Short task: Copy the listing below in full and skip every picture.

Data extract:
-=-=-
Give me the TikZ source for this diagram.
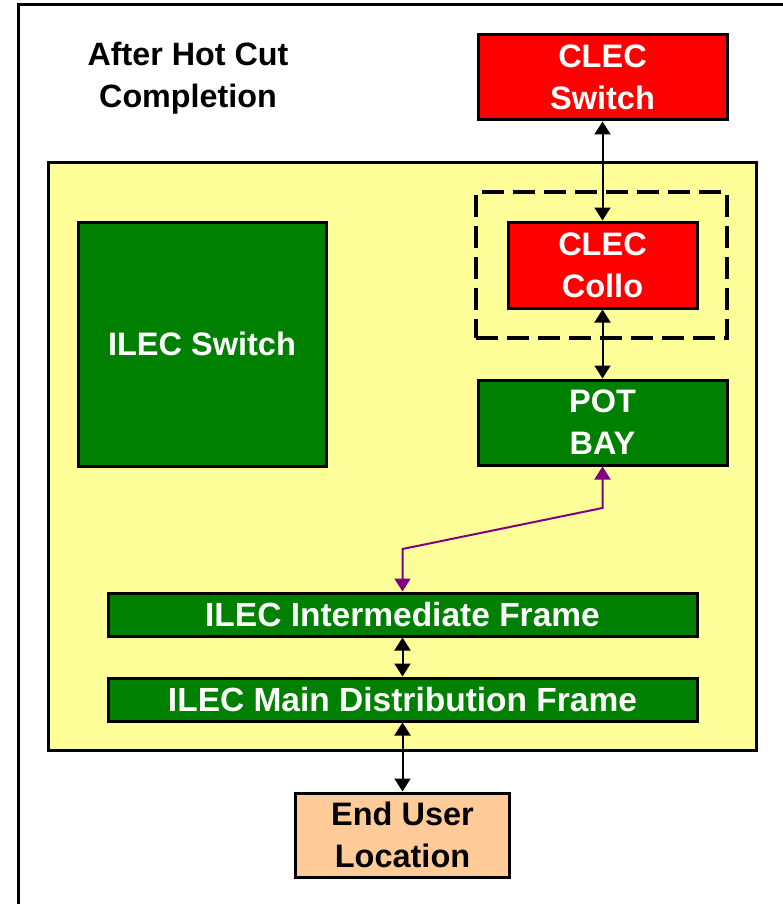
\documentclass[tikz,border=0pt]{standalone}
\usepackage{fontspec}
\setmainfont{Liberation Sans}
\usetikzlibrary{arrows.meta}
\definecolor{ylw}{RGB}{255,255,153}
\definecolor{grn}{RGB}{0,128,0}
\definecolor{rd}{RGB}{255,0,0}
\definecolor{peach}{RGB}{255,204,153}
\definecolor{purp}{RGB}{128,0,128}
\tikzset{
  box/.style={draw=black, line width=3pt, rectangle, inner sep=0pt, align=center,
    font=\fontsize{32.5}{42}\selectfont\bfseries, text=white},
  gbox/.style={box, fill=grn},
  rbox/.style={box, fill=rd},
  framebox/.style={gbox, font=\fontsize{33.5}{42}\selectfont\bfseries},
  biarrow/.style={line width=2pt, {Triangle[length=13pt,width=16pt]}-{Triangle[length=13pt,width=16pt]}},
  parrow/.style={draw=purp, line width=2pt, {Triangle[length=13pt,width=16pt]}-{Triangle[length=13pt,width=16pt]}},
}
\begin{document}
\begin{tikzpicture}[x=1pt,y=-1pt]
\useasboundingbox (0,0) rectangle (783,904);
% outer frame
\draw[line width=3pt] (790,5) -- (18,5) -- (18,910);
% title
\node[align=center, font=\fontsize{32.3}{42}\selectfont\bfseries] (title) at (188,78) {After Hot Cut\\Completion};
% yellow area
\node[draw=black, line width=3pt, fill=ylw, rectangle, inner sep=0pt, minimum width=708pt, minimum height=587pt] (office) at (402,456.5) {};
% dashed collocation frame
\node[draw=black, line width=4pt, dash pattern=on 22pt off 9pt, rectangle, inner sep=0pt, minimum width=251pt, minimum height=146pt] (colloframe) at (601.5,265) {};
% boxes
\node[rbox, minimum width=249pt, minimum height=85pt] (clecsw) at (602.5,77.5) {CLEC\\Switch};
\node[rbox, minimum width=189pt, minimum height=86pt] (collo) at (602.5,265) {CLEC\\Collo};
\node[gbox, minimum width=249pt, minimum height=85pt] (potbay) at (602.5,422.5) {POT\\BAY};
\node[gbox, minimum width=248pt, minimum height=244pt] (ilecsw) at (202,344) {ILEC Switch};
\node[framebox, minimum width=589pt, minimum height=43pt] (ifr) at (402.5,614.5) {ILEC Intermediate Frame};
\node[framebox, minimum width=589pt, minimum height=43pt] (mdf) at (402.5,699.5) {ILEC Main Distribution Frame};
\node[box, fill=peach, text=black, minimum width=214pt, minimum height=84pt] (enduser) at (402.5,835) {End User\\Location};
% connectors
\draw[biarrow] (clecsw.south) -- (collo.north);
\draw[biarrow] (collo.south) -- (potbay.north);
\coordinate (p1) at (602.5,508);
\coordinate (p2) at (402.5,549);
\draw[parrow] (potbay.south) -- (p1) -- (p2) -- (ifr.north);
\draw[biarrow] (ifr.south) -- (mdf.north);
\draw[biarrow] (mdf.south) -- (enduser.north);
\end{tikzpicture}
\end{document}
-=-=-
Result:
Give me the TikZ source for this diagram.
\documentclass[tikz,border=0pt]{standalone}
\usepackage{fontspec}
\setmainfont{Liberation Sans}
\usetikzlibrary{arrows.meta}
\definecolor{ylw}{RGB}{255,255,153}
\definecolor{grn}{RGB}{0,128,0}
\definecolor{rd}{RGB}{255,0,0}
\definecolor{peach}{RGB}{255,204,153}
\definecolor{purp}{RGB}{128,0,128}
\tikzset{
  box/.style={draw=black, line width=3pt, rectangle, inner sep=0pt, align=center,
    font=\fontsize{32.5}{42}\selectfont\bfseries, text=white},
  gbox/.style={box, fill=grn},
  rbox/.style={box, fill=rd},
  framebox/.style={gbox, font=\fontsize{33.5}{42}\selectfont\bfseries},
  biarrow/.style={line width=2pt, {Triangle[length=13pt,width=16pt]}-{Triangle[length=13pt,width=16pt]}},
  parrow/.style={draw=purp, line width=2pt, {Triangle[length=13pt,width=16pt]}-{Triangle[length=13pt,width=16pt]}},
}
\begin{document}
\begin{tikzpicture}[x=1pt,y=-1pt]
\useasboundingbox (0,0) rectangle (783,904);
% outer frame
\draw[line width=3pt] (790,5) -- (18,5) -- (18,910);
% title
\node[align=center, font=\fontsize{32.3}{42}\selectfont\bfseries] (title) at (188,78) {After Hot Cut\\Completion};
% yellow area
\node[draw=black, line width=3pt, fill=ylw, rectangle, inner sep=0pt, minimum width=708pt, minimum height=587pt] (office) at (402,456.5) {};
% dashed collocation frame
\node[draw=black, line width=4pt, dash pattern=on 22pt off 9pt, rectangle, inner sep=0pt, minimum width=251pt, minimum height=146pt] (colloframe) at (601.5,265) {};
% boxes
\node[rbox, minimum width=249pt, minimum height=85pt] (clecsw) at (602.5,77.5) {CLEC\\Switch};
\node[rbox, minimum width=189pt, minimum height=86pt] (collo) at (602.5,265) {CLEC\\Collo};
\node[gbox, minimum width=249pt, minimum height=85pt] (potbay) at (602.5,422.5) {POT\\BAY};
\node[gbox, minimum width=248pt, minimum height=244pt] (ilecsw) at (202,344) {ILEC Switch};
\node[framebox, minimum width=589pt, minimum height=43pt] (ifr) at (402.5,614.5) {ILEC Intermediate Frame};
\node[framebox, minimum width=589pt, minimum height=43pt] (mdf) at (402.5,699.5) {ILEC Main Distribution Frame};
\node[box, fill=peach, text=black, minimum width=214pt, minimum height=84pt] (enduser) at (402.5,835) {End User\\Location};
% connectors
\draw[biarrow] (clecsw.south) -- (collo.north);
\draw[biarrow] (collo.south) -- (potbay.north);
\coordinate (p1) at (602.5,508);
\coordinate (p2) at (402.5,549);
\draw[parrow] (potbay.south) -- (p1) -- (p2) -- (ifr.north);
\draw[biarrow] (ifr.south) -- (mdf.north);
\draw[biarrow] (mdf.south) -- (enduser.north);
\end{tikzpicture}
\end{document}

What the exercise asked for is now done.